The faith-based football drama Woodlawn entered rarified air in its opening weekend, earning an accolade from audiences bestowed on only a handful of films each year.
The movie, an exhilarating true-life high school football story about revival and reconciliation that offers hope for overcoming the racial crises facing America today, received an A+ rating from Cinemascore, the film industry’s pre-eminent gauge of audience opinion for more than 35 years.
Only a few films annually receive the coveted rating, with faith films being well-represented among the honorees in recent years.
Woodlawn was directed by Jon and Andy Erwin and produced by Kevin Downes. Roma Downey and Mark Burnett were executive producers under their Lightworkers Media banner.
Downey and Burnett aren’t surprised audiences are responding so positively to the film.
“Clearly Woodlawn got this extraordinary rating because it’s an A+ film,” the husband-and-wife producing partners said. “Woodlawn takes the audience on a sweeping journey, which is both exciting and emotional. The Erwin Brothers made an incredible film, and people are loving it. We are very encouraged.”
Woodlawn outperformed industry predictions in its opening weekend box office, taking in an estimated $4 million.
But audiences aren’t alone in their high praise. Critics are also raving about Woodlawn. Michael Rechtshaffen of the L.A. Times says the film “gets high marks for its attention to period detail and committed performances.” Jackie K. Cooper of the Huffington Post says “Woodlawn scores big” and “revs up the chill factor, and sends you out of the theater resolved to be a better person.”
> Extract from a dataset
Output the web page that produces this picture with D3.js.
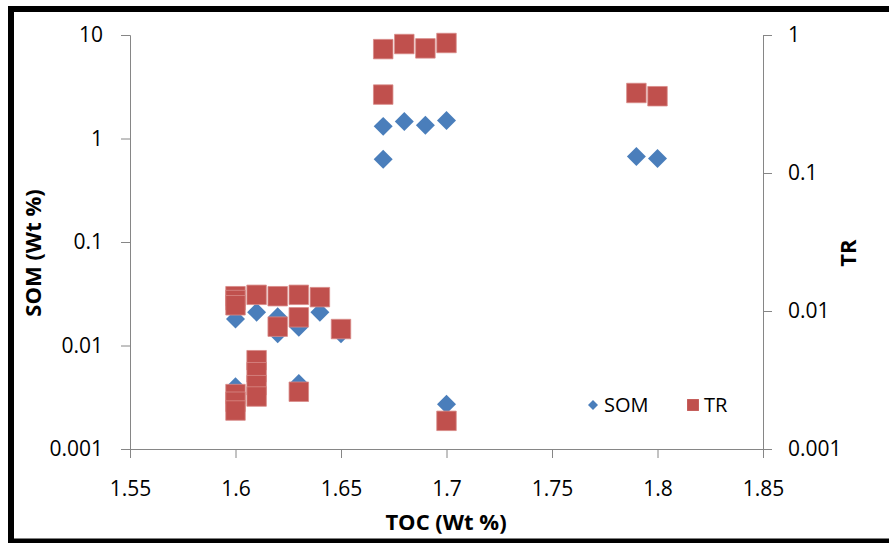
<!DOCTYPE html>
<html>
<head>
<meta charset="utf-8">
<script src="https://cdn.jsdelivr.net/npm/d3@7"></script>
<style>
  body { margin: 0; background: #fff; }
  svg { display: block; font-family: "Open Sans", sans-serif; }
  .axis path, .axis line { stroke: #868686; }
  .axis text { font-size: 21px; fill: #000; font-family: "Open Sans", sans-serif; }
</style>
</head>
<body>
<svg id="chart" width="889" height="543"></svg>
<script>
// SOM series (left axis)
const somToc = [1.60, 1.61, 1.62, 1.62, 1.63, 1.64, 1.65, 1.60, 1.63, 1.70, 1.67, 1.67, 1.68, 1.69, 1.70, 1.79, 1.80];
const somVal = [0.018, 0.021, 0.019, 0.013, 0.015, 0.021, 0.013, 0.004, 0.0043, 0.0027, 1.31, 0.63, 1.46, 1.34, 1.49, 0.67, 0.64];

// TR series (right axis)
const trToc = [1.60, 1.60, 1.60, 1.61, 1.62, 1.62, 1.63, 1.63, 1.64, 1.65, 1.60, 1.60, 1.60, 1.61, 1.61, 1.61, 1.61, 1.63, 1.70, 1.67, 1.67, 1.68, 1.69, 1.70, 1.79, 1.80];
const trVal = [0.0128, 0.012, 0.011, 0.0131, 0.0128, 0.0077, 0.0131, 0.009, 0.0126, 0.0074, 0.0025, 0.0022, 0.0019, 0.0044, 0.0036, 0.0029, 0.0024, 0.0026, 0.0016, 0.37, 0.79, 0.86, 0.80, 0.875, 0.38, 0.36];

const xTicks = [1.55, 1.6, 1.65, 1.7, 1.75, 1.8, 1.85];
const leftTicks = [0.001, 0.01, 0.1, 1, 10];
const rightTicks = [0.001, 0.01, 0.1, 1];

const svg = d3.select("#chart");
const plotL = 130, plotR = 763, plotT = 35, plotB = 449;

const x = d3.scaleLinear().domain([1.55, 1.85]).range([plotL, plotR]);
const yL = d3.scaleLog().domain([0.001, 10]).range([plotB, plotT]);
const yR = d3.scaleLog().domain([0.001, 1]).range([plotB, plotT]);

// outer frame
svg.append("rect")
    .attr("x", 11).attr("y", 9)
    .attr("width", 900).attr("height", 532.5)
    .attr("fill", "none")
    .attr("stroke", "#000")
    .attr("stroke-width", 6);

const fmt = d => String(d);

svg.append("g").attr("class", "axis")
    .attr("transform", `translate(0,${plotB})`)
    .call(d3.axisBottom(x).tickValues(xTicks).tickFormat(fmt).tickSizeOuter(0).tickSize(9).tickPadding(23));

svg.append("g").attr("class", "axis")
    .attr("transform", `translate(${plotL},0)`)
    .call(d3.axisLeft(yL).tickValues(leftTicks).tickFormat(fmt).tickSizeOuter(0).tickSize(9).tickPadding(18));

svg.append("g").attr("class", "axis")
    .attr("transform", `translate(${plotR},0)`)
    .call(d3.axisRight(yR).tickValues(rightTicks).tickFormat(fmt).tickSizeOuter(0).tickSize(9).tickPadding(16));

const diamond = d3.symbol().type(d3.symbolSquare).size(180);
const square = d3.symbol().type(d3.symbolSquare).size(380);

svg.append("g").selectAll("path")
    .data(somToc.map((t, i) => [t, somVal[i]]))
    .join("path")
    .attr("d", diamond)
    .attr("transform", d => `translate(${x(d[0])},${yL(d[1])}) rotate(45)`)
    .attr("fill", "#4a7ebb");

svg.append("g").selectAll("path")
    .data(trToc.map((t, i) => [t, trVal[i]]))
    .join("path")
    .attr("d", square)
    .attr("transform", d => `translate(${x(d[0])},${yR(d[1])})`)
    .attr("fill", "#c0504d")
    .attr("stroke", "#d88a88")
    .attr("stroke-width", 0.8);

// legend
const lg = svg.append("g");
lg.append("path")
    .attr("d", d3.symbol().type(d3.symbolSquare).size(50))
    .attr("transform", "translate(593,405) rotate(45)")
    .attr("fill", "#4a7ebb");
lg.append("text").attr("x", 604).attr("y", 405).attr("dy", "0.35em")
    .attr("font-size", 20).text("SOM");
lg.append("path")
    .attr("d", d3.symbol().type(d3.symbolSquare).size(140))
    .attr("transform", "translate(693,405)")
    .attr("fill", "#c0504d");
lg.append("text").attr("x", 704).attr("y", 405).attr("dy", "0.35em")
    .attr("font-size", 20).text("TR");

// axis titles
svg.append("text")
    .attr("x", 446).attr("y", 522).attr("dy", "0.35em")
    .attr("text-anchor", "middle")
    .attr("font-size", 22).attr("font-weight", "bold")
    .text("TOC (Wt %)");

svg.append("text")
    .attr("transform", "translate(33,253) rotate(-90)")
    .attr("dy", "0.35em")
    .attr("text-anchor", "middle")
    .attr("font-size", 22).attr("font-weight", "bold")
    .text("SOM (Wt %)");

svg.append("text")
    .attr("transform", "translate(848,253) rotate(-90)")
    .attr("dy", "0.35em")
    .attr("text-anchor", "middle")
    .attr("font-size", 22).attr("font-weight", "bold")
    .text("TR");
</script>
</body>
</html>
James Ward of Gannett News Service says “it’s impossible not to recognize the skill and power of the way the filmmakers tell their story.” And Variety praised it as a “consistently involving period drama” whose “narrative mix of history lesson, gridiron action and spiritual uplift is effectively and satisfyingly sustained.”
“For me, as gratifying as the Cinemascore rating is, what’s really touched me are the incredible ways audiences are engaging with the film,” Jon Erwin said. “Rival football teams are seeing it together and praying together. They are making the same decision for love and unity depicted in the film.”
Woodlawn tells the true-life story of Tony Nathan (newcomer Caleb Castille), who lands in a powder keg of anger and violence when he joins fellow African-American students at Woodlawn High School in Birmingham, Ala., after its government-mandated desegregation in 1973. The Woodlawn Colonels football team is a microcosm of the problems at the school and in the city, which erupts in cross burnings and riots, and Coach Tandy Gerelds (Nic Bishop) is at a loss to solve these unprecedented challenges with his disciplinarian ways.
It’s only when Hank (Sean Astin), an outsider who has been radically affected by the message of hope and love he experienced at a Christian revival meeting, convinces Coach Gerelds to let him speak to the team that something truly remarkable begins to happen. More than 40 players, nearly the entire team, black and white, give their lives over to the “better way” Hank tells them is possible through following Jesus, and the change is so profound in them it affects their coach, their school and their community in ways no one could have imagined.
The Colonels make a run at the state playoffs led by Nathan, who achieves superstar status in Birmingham and attracts the attention of legendary University of Alabama football coach Paul “Bear” Bryant (Jon Voight). It’s the miracle, Hank says, of what happens when God shows up.
“You always hope audiences are entertained and moved by the films you make,” Producer Kevin Downes said. “We couldn’t be happier at the response Woodlawn has received.”